Death, life and femininity with Dai Sijie

By Xu Fan ( ) Updated: 2016-05-18 14:52:52

Hailed as the finale of Dai's "feminine triology", Night Peacock continues Dai's tribute to independent women.

The first two installments of the trilogy are Balzac and the Little Chinese Seamstress (2002), which was nominated for best foreign picture at the Golden Globes, and The Chinese Botanist's Daughters (2006).

"All the female leads in my movies have similar personalities. They are strong and independent. They never rely on men, or want to be affiliated with men," he says.

Dai's movies feature the intricate use of light and shadow to create an aesthetic world, despite some of his films being set against a backdrop of chaos and turmoil.

"I always want to shoot something beautiful," he says.

The geographical features can also be seen as a cultural mark in his films.

In recent years, Dai has stayed part of the time in Chengdu, a city that he reckons resembles Paris in the slow pace of life and artistic temperament of those drawn to it.

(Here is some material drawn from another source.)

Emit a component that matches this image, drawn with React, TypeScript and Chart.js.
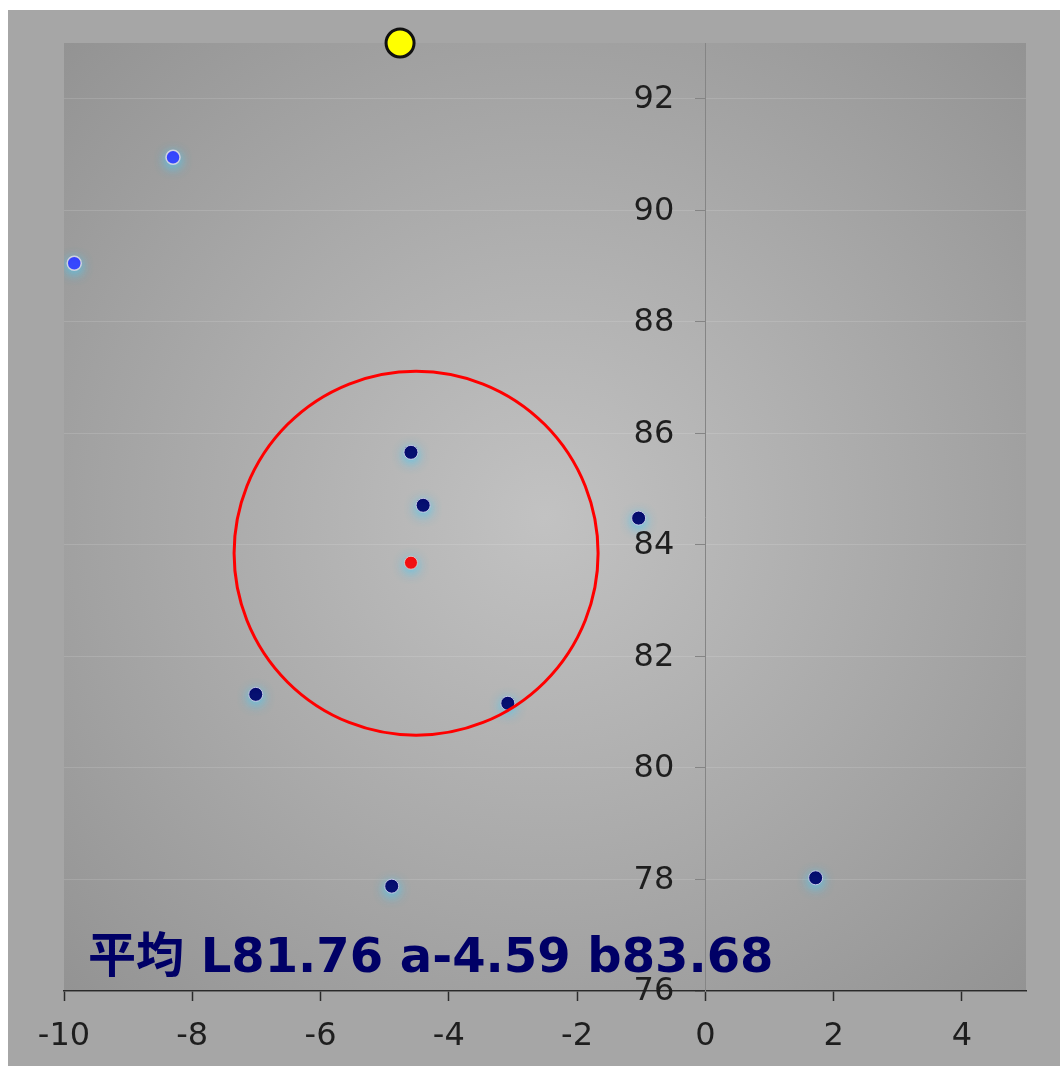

Born in Southeast China's Fujian province, Dai was sent down to the rural Sichuan province during the national campaign of "re-education" from 1971 to 74.

He moved to France in the mid-1980s and has also been a best-selling author writing in French. His namesake novel, which inspired the movie of Balzac and the Little Chinese Seamstress, was sold in nearly 20 countries.

With deep roots in China and France, Dai says French filmmakers, based on their comparatively smaller market, have more possibilities and governmental support to do art-house films.

"But China is different. It has such a huge market. I believe its future will be more like Hollywood. Big-budget and commercial films dominate."

He says he understands the investors' demands, but will follow his heart.

"Film is something personal to me close to here," he says, pointing to his heart.